Timothy B. Tyson (born 1959) is an American writer and historian who specializes in the issues of culture, religion, and race associated with the Civil Rights Movement. He is a senior research scholar at the Center for Documentary Studies at Duke University and an adjunct professor of American Studies at the University of North Carolina.

His books have won the Frederick Jackson Turner Award, the James A. Rawley Prize (OAH), the University of Louisville Grawemeyer Award in Religion, and the Southern Book Award.
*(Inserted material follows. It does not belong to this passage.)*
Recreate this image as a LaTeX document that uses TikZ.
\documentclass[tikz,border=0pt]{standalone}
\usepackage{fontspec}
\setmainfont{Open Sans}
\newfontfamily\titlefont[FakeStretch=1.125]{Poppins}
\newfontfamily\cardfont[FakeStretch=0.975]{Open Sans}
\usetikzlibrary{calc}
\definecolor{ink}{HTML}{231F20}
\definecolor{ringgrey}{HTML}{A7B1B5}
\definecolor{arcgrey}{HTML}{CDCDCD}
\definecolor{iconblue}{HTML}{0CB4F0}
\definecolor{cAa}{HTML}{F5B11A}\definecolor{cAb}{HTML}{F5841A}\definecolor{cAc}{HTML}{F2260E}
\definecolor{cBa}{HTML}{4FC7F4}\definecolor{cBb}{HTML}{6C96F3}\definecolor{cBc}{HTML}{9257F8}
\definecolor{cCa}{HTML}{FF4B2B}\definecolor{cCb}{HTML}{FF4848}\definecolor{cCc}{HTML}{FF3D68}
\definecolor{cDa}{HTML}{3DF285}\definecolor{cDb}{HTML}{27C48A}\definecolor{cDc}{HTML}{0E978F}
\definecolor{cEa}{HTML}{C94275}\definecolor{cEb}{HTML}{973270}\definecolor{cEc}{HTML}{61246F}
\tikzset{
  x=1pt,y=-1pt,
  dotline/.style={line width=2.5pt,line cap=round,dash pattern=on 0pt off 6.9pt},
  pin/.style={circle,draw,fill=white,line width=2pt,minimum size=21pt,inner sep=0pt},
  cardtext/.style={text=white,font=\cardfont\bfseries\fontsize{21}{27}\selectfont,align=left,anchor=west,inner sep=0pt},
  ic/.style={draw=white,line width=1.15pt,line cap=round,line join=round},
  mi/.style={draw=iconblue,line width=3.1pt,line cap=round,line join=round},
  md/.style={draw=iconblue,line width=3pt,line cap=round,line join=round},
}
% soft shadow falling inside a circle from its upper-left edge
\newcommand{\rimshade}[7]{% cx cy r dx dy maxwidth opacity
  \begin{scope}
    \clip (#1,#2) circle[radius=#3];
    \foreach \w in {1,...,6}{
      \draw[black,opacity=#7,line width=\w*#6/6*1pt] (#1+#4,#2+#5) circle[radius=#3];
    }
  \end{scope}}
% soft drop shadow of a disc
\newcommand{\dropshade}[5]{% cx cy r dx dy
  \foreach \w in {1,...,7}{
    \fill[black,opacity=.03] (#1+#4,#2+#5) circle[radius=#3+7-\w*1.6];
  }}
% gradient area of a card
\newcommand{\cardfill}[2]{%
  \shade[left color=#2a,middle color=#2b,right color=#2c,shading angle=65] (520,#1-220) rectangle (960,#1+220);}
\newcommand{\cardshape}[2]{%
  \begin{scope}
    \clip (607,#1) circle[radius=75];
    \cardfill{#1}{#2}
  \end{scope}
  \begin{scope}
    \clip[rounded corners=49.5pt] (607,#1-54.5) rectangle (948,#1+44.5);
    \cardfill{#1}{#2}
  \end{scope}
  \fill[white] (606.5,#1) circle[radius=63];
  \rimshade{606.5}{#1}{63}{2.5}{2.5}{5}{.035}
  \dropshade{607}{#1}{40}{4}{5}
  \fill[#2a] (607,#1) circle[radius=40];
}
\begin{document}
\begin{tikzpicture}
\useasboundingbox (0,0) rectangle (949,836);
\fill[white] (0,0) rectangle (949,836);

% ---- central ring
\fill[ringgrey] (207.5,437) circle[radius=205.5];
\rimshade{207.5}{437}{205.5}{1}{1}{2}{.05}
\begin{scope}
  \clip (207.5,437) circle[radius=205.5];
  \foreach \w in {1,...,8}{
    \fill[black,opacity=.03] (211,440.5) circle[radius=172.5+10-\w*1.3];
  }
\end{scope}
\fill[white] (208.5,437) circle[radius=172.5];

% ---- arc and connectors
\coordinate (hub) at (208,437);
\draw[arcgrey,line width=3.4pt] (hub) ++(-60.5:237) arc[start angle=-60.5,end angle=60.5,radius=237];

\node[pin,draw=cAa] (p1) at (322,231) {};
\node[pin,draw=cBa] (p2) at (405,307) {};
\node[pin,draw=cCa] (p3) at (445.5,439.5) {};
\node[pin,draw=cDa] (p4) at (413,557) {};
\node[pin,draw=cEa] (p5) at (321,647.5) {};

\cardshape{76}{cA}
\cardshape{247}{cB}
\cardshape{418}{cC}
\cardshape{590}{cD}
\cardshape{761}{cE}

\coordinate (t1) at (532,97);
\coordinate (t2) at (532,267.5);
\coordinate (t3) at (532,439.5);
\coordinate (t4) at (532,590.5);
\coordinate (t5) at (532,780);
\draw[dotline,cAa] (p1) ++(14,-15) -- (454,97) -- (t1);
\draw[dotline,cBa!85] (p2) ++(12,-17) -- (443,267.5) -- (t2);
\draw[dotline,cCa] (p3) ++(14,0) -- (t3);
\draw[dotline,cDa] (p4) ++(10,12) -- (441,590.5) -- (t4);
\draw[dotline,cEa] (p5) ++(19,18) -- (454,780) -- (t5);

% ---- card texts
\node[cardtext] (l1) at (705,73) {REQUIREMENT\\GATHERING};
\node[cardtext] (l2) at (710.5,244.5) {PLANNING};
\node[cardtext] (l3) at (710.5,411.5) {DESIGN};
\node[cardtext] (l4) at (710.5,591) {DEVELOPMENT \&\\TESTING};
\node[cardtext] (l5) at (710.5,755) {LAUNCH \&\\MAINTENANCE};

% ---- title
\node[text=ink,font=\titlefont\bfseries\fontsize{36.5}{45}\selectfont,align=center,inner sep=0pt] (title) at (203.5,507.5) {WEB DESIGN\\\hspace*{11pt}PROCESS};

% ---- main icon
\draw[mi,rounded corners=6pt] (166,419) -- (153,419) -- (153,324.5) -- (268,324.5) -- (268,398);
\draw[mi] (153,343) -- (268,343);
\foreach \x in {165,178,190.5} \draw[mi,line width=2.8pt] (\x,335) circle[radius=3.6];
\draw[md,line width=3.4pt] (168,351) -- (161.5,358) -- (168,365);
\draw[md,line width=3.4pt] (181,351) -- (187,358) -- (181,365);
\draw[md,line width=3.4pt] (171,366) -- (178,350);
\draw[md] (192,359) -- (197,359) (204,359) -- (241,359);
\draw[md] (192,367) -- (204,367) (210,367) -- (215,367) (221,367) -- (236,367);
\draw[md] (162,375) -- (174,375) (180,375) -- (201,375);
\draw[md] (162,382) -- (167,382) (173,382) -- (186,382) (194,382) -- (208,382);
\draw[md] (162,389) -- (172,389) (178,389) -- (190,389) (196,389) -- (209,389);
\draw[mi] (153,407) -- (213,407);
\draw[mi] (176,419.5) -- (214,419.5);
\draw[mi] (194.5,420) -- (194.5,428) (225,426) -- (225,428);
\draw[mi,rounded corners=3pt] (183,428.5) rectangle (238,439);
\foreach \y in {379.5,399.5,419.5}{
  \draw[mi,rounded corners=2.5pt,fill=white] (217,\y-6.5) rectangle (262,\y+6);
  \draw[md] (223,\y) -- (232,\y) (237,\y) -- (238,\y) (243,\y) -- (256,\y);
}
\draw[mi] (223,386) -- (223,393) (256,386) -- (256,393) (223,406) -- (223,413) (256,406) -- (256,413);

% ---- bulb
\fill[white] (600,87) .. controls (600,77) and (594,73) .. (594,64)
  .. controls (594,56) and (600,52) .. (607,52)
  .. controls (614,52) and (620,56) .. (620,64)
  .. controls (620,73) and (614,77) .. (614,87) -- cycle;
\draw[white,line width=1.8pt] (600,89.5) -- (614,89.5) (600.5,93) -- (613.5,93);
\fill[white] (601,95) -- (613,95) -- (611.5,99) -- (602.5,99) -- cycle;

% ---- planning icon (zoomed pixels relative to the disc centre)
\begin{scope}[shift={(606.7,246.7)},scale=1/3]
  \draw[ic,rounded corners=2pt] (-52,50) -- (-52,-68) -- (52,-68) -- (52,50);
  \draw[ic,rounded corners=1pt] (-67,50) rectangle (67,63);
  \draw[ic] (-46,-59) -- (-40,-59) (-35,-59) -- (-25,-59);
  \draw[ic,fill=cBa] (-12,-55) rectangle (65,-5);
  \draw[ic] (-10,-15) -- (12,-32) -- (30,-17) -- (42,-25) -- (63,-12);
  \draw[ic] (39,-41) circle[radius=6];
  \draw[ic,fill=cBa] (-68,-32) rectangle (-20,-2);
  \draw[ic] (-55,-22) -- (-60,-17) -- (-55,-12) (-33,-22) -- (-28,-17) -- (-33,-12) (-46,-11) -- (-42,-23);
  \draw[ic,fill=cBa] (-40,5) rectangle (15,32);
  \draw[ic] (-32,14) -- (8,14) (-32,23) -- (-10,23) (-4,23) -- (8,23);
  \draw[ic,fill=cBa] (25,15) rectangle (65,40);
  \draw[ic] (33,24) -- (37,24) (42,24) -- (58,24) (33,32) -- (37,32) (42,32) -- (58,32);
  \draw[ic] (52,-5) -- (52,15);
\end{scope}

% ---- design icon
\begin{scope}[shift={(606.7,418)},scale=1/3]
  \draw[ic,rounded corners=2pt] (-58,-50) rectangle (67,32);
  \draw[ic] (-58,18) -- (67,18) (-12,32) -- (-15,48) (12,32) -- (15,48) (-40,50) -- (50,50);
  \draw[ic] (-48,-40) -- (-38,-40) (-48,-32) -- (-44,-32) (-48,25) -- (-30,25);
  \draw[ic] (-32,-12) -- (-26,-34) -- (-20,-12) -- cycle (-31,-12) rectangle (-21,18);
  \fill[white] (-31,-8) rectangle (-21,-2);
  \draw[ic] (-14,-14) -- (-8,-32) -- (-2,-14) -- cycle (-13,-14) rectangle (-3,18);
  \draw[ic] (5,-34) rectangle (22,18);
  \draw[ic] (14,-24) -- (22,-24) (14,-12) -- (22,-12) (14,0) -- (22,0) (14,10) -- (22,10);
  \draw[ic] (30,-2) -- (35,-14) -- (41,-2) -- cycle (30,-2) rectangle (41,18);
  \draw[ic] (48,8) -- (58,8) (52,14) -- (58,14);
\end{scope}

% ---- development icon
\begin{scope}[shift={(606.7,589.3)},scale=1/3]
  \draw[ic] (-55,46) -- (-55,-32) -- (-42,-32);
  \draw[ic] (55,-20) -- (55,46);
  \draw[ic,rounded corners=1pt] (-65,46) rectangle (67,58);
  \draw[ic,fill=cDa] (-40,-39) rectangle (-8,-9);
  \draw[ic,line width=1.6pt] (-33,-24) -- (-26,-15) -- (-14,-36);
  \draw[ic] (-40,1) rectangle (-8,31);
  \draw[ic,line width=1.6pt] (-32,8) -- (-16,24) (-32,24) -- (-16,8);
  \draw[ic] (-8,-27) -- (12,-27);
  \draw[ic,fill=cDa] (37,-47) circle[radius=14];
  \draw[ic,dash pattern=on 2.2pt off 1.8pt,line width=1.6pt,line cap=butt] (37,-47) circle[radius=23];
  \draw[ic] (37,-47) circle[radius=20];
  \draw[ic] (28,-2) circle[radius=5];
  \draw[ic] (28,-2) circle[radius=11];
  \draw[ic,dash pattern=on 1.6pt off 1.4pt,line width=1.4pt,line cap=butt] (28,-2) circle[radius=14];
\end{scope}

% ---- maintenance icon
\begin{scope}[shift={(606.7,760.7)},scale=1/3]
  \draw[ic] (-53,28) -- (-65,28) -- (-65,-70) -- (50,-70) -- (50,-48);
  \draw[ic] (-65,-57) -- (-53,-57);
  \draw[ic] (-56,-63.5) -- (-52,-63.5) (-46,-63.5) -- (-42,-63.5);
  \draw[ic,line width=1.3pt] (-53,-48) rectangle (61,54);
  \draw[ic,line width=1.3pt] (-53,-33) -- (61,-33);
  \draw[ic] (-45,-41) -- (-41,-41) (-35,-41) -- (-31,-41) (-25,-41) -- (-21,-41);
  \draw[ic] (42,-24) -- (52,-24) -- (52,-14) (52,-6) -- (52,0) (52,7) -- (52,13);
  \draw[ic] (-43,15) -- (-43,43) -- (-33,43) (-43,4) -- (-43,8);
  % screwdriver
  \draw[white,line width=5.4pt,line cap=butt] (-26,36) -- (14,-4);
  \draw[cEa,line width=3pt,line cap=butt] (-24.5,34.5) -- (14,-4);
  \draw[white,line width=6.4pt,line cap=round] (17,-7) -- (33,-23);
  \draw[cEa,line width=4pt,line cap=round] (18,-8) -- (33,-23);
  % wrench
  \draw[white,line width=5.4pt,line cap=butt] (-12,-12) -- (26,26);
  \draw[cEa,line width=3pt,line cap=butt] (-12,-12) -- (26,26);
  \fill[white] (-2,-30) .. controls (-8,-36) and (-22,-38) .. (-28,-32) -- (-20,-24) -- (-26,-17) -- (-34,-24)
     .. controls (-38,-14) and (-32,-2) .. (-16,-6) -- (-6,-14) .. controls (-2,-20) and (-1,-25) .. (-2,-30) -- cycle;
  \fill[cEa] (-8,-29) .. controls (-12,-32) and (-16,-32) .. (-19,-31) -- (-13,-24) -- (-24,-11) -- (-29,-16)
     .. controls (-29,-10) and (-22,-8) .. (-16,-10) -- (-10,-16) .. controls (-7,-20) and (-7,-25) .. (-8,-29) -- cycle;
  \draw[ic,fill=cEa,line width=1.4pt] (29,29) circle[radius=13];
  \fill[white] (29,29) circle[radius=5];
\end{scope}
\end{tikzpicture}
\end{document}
In addition, two of his books, Radio Free Dixie: Robert F. Williams and the Roots of Black Power (1998) and Blood Done Sign My Name (2004), have been adapted into films, and the latter was also adapted into a play.

In 2017, Tyson published The Blood of Emmett Till, which won the Robert F. Kennedy Book Award and was longlisted for the National Book Award, but which was later subject to controversy regarding a reported confession made by Till's accuser Carolyn Bryant to Tyson which could not be substantiated.
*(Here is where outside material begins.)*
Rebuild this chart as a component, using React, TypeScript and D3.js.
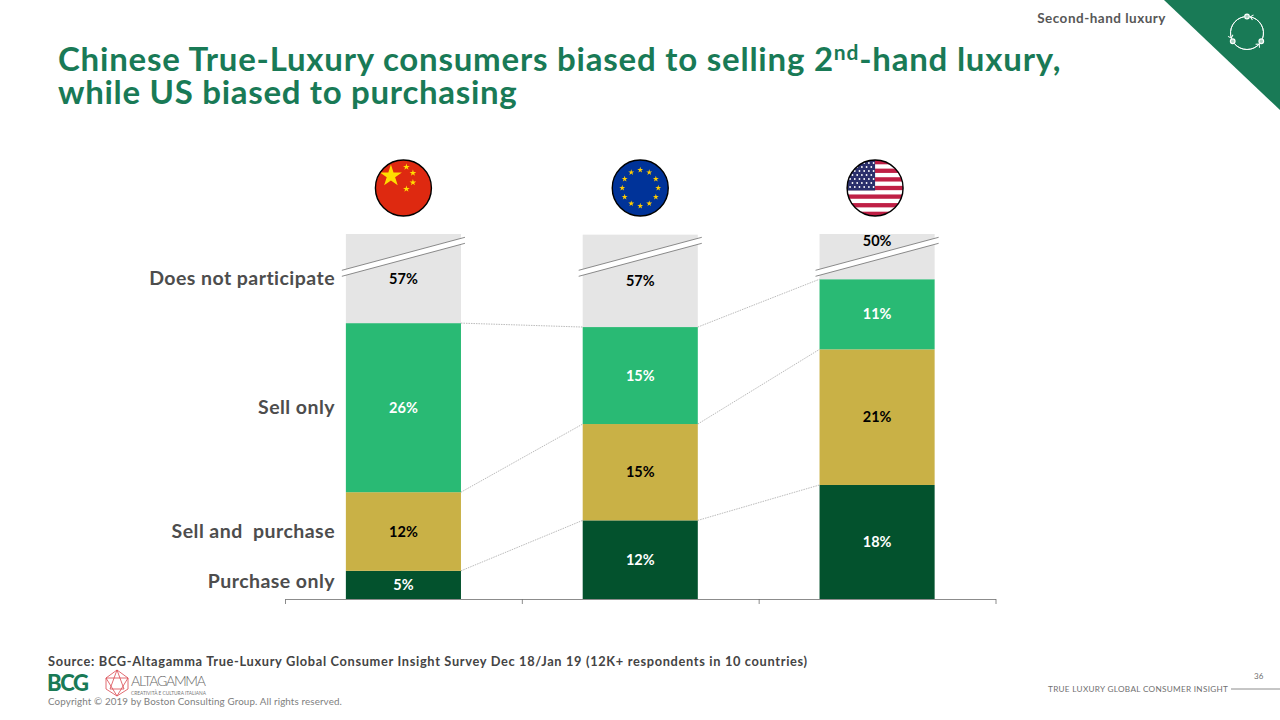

==Early life and education==
Tyson was born in Raleigh, North Carolina. His parents are Vernon Tyson, a Methodist minister, and Martha Tyson, a school teacher. In his youth, the family was living in Oxford, North Carolina, in 1970, when Henry Marrow, a 23-year-old black veteran, was killed by three white men. The suspects were acquitted by an all-white jury. Blacks organized a boycott of white businesses in the mostly segregated town, and achieved integration after 18 months. Tyson's father was driven out of his church because of his support of the civil rights movement.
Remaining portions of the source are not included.